Supplied records

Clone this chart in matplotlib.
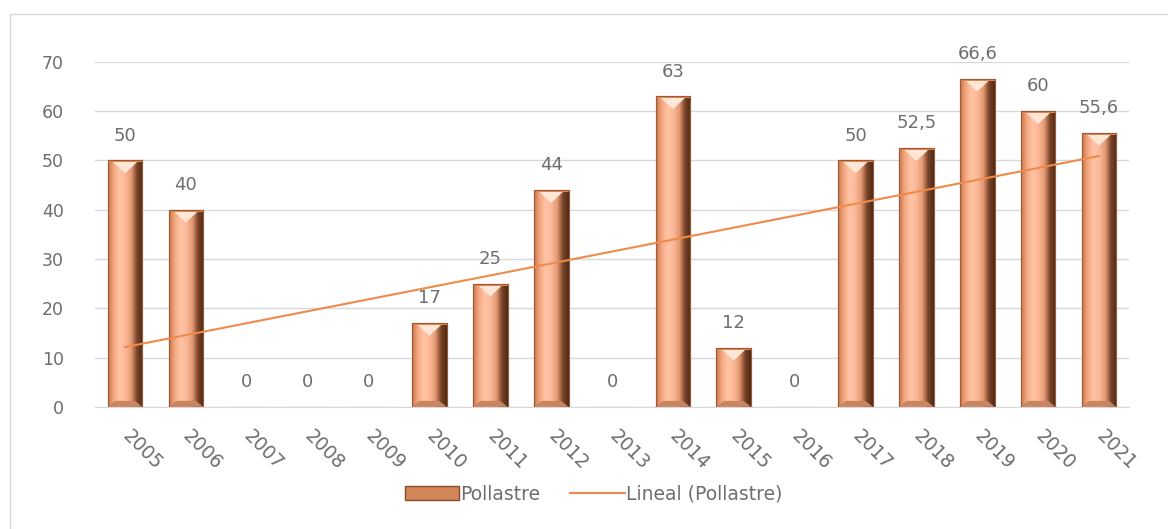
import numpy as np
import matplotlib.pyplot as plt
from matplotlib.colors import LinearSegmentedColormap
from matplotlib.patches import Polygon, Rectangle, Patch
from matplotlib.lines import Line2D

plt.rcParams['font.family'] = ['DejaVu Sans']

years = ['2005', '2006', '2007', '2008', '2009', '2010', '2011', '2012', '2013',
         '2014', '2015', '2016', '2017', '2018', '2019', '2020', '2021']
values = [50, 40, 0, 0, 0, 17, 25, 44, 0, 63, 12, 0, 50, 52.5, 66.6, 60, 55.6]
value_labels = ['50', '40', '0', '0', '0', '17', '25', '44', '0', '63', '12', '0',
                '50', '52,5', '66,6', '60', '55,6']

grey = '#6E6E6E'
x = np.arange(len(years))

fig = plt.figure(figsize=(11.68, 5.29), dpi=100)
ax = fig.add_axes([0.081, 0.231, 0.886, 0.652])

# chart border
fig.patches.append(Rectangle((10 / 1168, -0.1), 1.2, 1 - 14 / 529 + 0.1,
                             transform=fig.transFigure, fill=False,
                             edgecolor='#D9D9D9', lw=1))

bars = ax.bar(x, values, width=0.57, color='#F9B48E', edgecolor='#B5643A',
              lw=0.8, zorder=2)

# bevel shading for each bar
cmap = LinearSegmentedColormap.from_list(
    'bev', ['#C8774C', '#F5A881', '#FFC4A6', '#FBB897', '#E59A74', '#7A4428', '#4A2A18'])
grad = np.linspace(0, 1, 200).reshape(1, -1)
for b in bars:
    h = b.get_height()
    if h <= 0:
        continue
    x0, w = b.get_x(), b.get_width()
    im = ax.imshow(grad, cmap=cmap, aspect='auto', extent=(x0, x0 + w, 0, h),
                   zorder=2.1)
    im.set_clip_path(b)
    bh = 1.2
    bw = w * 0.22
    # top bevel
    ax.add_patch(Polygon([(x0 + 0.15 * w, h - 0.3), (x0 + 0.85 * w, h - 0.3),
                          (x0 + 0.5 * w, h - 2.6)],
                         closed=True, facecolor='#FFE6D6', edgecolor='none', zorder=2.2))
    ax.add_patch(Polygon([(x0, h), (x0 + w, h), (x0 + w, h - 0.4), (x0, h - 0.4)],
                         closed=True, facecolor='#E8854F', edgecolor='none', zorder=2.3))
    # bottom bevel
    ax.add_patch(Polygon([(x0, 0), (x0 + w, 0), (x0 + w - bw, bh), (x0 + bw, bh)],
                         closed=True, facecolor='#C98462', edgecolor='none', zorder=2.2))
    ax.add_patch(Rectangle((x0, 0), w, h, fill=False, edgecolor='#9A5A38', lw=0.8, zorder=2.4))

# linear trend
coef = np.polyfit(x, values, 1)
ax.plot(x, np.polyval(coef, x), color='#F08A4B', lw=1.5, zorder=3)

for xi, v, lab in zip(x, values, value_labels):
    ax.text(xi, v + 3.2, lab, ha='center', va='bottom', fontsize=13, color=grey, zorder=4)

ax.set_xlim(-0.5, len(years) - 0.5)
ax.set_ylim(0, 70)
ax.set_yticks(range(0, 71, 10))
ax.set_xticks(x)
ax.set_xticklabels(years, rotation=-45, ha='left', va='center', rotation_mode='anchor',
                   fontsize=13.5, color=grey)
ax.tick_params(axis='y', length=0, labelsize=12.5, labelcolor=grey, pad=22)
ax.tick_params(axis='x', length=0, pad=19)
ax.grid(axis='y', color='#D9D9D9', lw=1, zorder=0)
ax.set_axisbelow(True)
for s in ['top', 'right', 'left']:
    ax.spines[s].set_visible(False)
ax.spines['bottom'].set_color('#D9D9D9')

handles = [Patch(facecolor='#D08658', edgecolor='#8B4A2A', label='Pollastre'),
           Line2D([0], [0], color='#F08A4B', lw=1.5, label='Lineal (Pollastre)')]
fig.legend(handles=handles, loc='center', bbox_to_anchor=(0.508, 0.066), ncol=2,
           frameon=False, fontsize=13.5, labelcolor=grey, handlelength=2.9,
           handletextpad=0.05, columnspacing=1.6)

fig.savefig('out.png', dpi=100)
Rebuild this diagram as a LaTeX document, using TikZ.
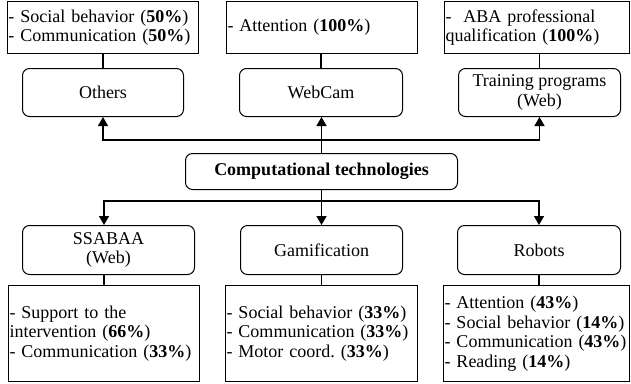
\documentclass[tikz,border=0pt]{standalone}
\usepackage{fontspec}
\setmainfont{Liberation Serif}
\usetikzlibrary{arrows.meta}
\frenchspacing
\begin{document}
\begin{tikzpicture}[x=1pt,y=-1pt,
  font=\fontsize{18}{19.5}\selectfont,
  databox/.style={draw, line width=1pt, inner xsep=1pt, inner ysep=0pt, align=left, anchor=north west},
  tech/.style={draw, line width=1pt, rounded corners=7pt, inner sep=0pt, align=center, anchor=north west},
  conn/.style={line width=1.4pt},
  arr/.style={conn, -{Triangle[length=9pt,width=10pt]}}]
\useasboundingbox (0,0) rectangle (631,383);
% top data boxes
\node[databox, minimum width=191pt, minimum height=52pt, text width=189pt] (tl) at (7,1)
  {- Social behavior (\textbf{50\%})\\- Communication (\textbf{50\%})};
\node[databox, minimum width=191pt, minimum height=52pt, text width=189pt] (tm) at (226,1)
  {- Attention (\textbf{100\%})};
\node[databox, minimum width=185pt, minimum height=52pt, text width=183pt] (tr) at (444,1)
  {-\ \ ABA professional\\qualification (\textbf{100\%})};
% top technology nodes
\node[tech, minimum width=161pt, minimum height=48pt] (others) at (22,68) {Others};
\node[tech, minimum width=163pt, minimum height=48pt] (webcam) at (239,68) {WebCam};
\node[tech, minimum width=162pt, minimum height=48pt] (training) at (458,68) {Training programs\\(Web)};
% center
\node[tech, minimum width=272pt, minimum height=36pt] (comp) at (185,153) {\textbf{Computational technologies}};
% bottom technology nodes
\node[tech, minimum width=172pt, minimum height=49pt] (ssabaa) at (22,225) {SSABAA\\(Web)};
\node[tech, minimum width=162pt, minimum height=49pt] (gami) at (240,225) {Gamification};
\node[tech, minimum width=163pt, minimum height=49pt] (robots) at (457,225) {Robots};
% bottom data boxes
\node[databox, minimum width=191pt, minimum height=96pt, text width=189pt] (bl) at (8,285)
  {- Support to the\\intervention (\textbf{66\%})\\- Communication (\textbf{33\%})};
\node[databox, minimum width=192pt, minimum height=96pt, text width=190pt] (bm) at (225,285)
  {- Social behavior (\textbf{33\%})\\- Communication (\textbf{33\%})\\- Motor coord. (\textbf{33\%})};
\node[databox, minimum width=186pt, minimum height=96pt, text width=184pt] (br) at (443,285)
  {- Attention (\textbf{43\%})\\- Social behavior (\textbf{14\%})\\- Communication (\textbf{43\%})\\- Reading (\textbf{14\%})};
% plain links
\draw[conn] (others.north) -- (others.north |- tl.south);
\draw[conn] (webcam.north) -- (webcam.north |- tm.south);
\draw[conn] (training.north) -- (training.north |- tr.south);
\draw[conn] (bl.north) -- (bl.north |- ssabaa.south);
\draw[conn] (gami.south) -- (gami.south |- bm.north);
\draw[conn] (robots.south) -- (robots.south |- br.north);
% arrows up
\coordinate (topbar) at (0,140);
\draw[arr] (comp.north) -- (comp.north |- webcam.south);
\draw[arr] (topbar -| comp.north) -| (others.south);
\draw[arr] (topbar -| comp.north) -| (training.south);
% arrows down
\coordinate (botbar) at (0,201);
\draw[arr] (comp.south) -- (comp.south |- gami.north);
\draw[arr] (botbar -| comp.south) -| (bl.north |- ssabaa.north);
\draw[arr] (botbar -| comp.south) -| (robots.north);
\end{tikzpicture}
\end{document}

What needs to be done
Repeat exactly the lines from the first line of the records above through the line containing "ax = fig.add_axes([0.081, 0.231, 0.886, 0.652])", leaving out the pictures.

The response
Clone this chart in matplotlib.
import numpy as np
import matplotlib.pyplot as plt
from matplotlib.colors import LinearSegmentedColormap
from matplotlib.patches import Polygon, Rectangle, Patch
from matplotlib.lines import Line2D

plt.rcParams['font.family'] = ['DejaVu Sans']

years = ['2005', '2006', '2007', '2008', '2009', '2010', '2011', '2012', '2013',
         '2014', '2015', '2016', '2017', '2018', '2019', '2020', '2021']
values = [50, 40, 0, 0, 0, 17, 25, 44, 0, 63, 12, 0, 50, 52.5, 66.6, 60, 55.6]
value_labels = ['50', '40', '0', '0', '0', '17', '25', '44', '0', '63', '12', '0',
                '50', '52,5', '66,6', '60', '55,6']

grey = '#6E6E6E'
x = np.arange(len(years))

fig = plt.figure(figsize=(11.68, 5.29), dpi=100)
ax = fig.add_axes([0.081, 0.231, 0.886, 0.652])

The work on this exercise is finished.